What is it that distinguishes the founder of our faith from others?

Perhaps, the clearest difference is his exclusive claim not just to be the way to God but to be the God we all long to connect with.

C.S. Lewis, the great atheist turned Christian apologist, states in his book Mere Christianity that

“If you are a Christian you o not have to believe that all the other religions are simply wrong all through… If you are a Christian you are free to think that all these religions, even the queerest ones, contain at least some hint of the truth… But, of course, being a Christian does mean thinking that where Christianity differs from other religions, Christianity is right and they are wrong. As in arithmetic – there is only one right answer to a sum, and all other answers are wrong: but some of the wrong answers are much nearer being right than others.”
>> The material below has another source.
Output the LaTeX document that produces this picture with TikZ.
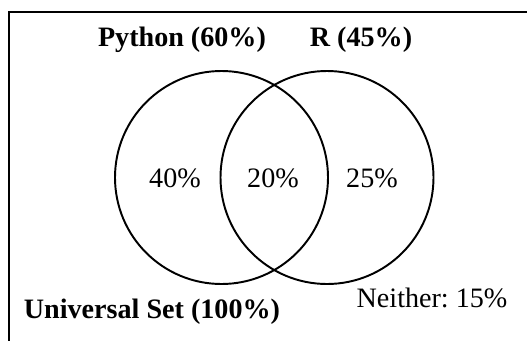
\documentclass[tikz,border=0pt]{standalone}
\usepackage{fontspec}
\setmainfont{Liberation Serif}
\usepackage{tikz}
\usetikzlibrary{positioning}

\begin{document}
\begin{tikzpicture}[line width=1.1pt,
    setlabel/.style={font=\fontsize{16}{19}\selectfont\bfseries},
    regionlabel/.style={font=\fontsize{16}{19}\selectfont}]
    \clip (0, 0) rectangle (10.54, 6.8);
    % universe frame
    \draw (0.18, -1) rectangle (11, 6.56);
    % the two sets
    \draw (4.43, 3.25) circle (2.13);
    \draw (6.54, 3.25) circle (2.13);
    \node[setlabel] (pylabel) at (3.64, 6.0) {Python (60\%)};
    \node[setlabel] (rlabel) at (7.22, 6.0) {R (45\%)};
    \node[regionlabel] (pyonly) at (3.5, 3.24) {40\%};
    \node[regionlabel] (both) at (5.46, 3.24) {20\%};
    \node[regionlabel] (ronly) at (7.44, 3.24) {25\%};
    \node[setlabel] (universe) at (3.04, 0.56) {Universal Set (100\%)};
    \node[regionlabel] (neither) at (8.64, 0.84) {Neither:~15\%};
\end{tikzpicture}
\end{document}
Barton Priebe, in his book, The Problem with Christianity (p. 111) quotes Albert Mohler from a conference message:

If all we need is a teacher of enlightenment, the Buddha will do; if all we need is a collection of gods for every occasion and need and hope, Hinduism will do; if all we need is a tribal deity, any tribal deity will do; if all we need is a lawgiver, Moses will do; if all we need is  a set of rules and a way of devotion, Muhammad or Joseph Smith will do; if all we need is inspiration and insight into the sovereign self, Oprah will do; but if we need a savior, only Jesus will do.”

Why do you think Jesus is different than all other faith founders? How has this impacted the choices and relationships you make on a day to day basis?